Friday, July 22, 2011

10 Years Later

Back in 2001, during the summer between my first and second years of college, I was bored.  This was the last summer of my life when I wasn't working or in school (yes, staying home with children definitely counts as working!)  In between making frequent trips back to Atlanta to visit my college friends, I did a lot of reading and a lot of movie watching.

This was the summer that I discovered Harry Potter.

I rented the first movie from Video Warehouse (you see, back in the day, you had to actually rent movies from a store, not online or from a kiosk.  In fact, it may have been a video...)  I laid down one rainy afternoon and watched it.  And LOVED it.  I immediately drove into town to Walmart and bought the first 3 books.  I read them all within a week, and waited impatiently for the 4th book to come out on paperback.  I remember that it came out during the week that I went with my family to Hilton Head.  I borrowed the car and drove to the nearest Target and bought it.  I finished it before we went home.

Photo by Rachel Baker


After that, I was completely hooked.  My friends and I made plans to see the movies that came out during college.  I bought the 5th, 6th, and 7th books at midnight after each hit the bookshelves, and stayed up overnight reading each one.
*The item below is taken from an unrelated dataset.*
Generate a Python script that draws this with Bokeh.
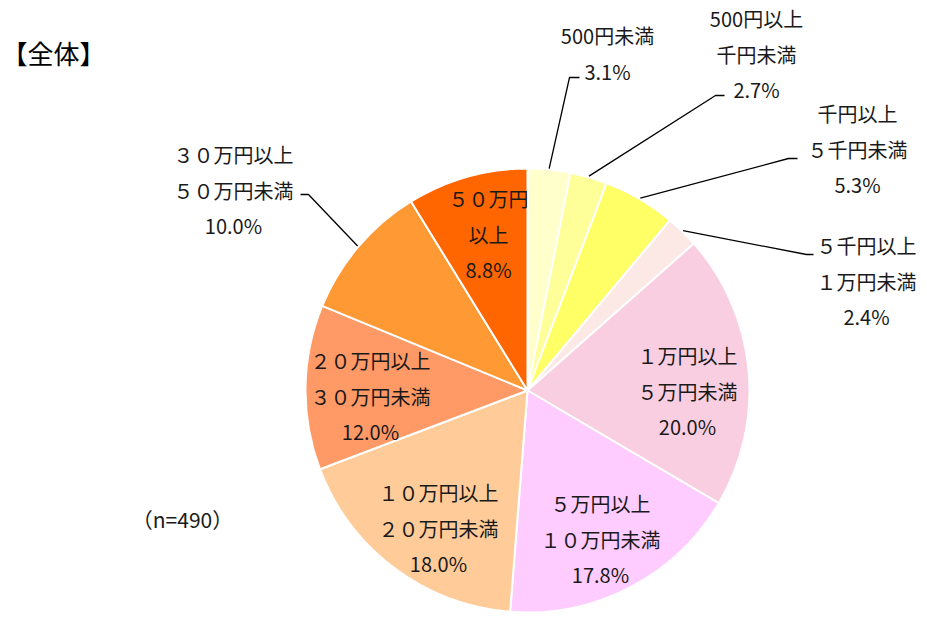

I read Harry Potter during a pivotal moment in my life-- the moment that I was becoming an independent adult.  I may not have been battling trolls, centaurs, evil professors, and He-Who-Must-Not-Be-Named, but I was learning how to balance work and play, how to live on my own, control my own money, fall in love, deal with loss.  In the 10 years since I saw "Harry Potter and the Sorcerer's Stone" and read the first few books I have graduated from college, fallen in love, worked a few jobs, moved 1500 miles from home, got married, and had a couple of kids.

Photo by Angie Pratt

Last night I watched the final film.  I wore dorky 3D glasses and sat beside a friend, in a freezing, mostly empty theater, absorbing it all.  I cried when characters that I had watched and read for 10 years died.  I jumped when the snake struck out at the screen.  I cheered inwardly when Professor McGonagal brought the stone soldiers to life, and when Mrs. Weasley snarled at Bellatrix Lestrange, "Not my daughter, you bitch!" 

And then it was over. 

I got in my minivan, dropped my friend off, and drove home.  Home to my husband and sleeping kids.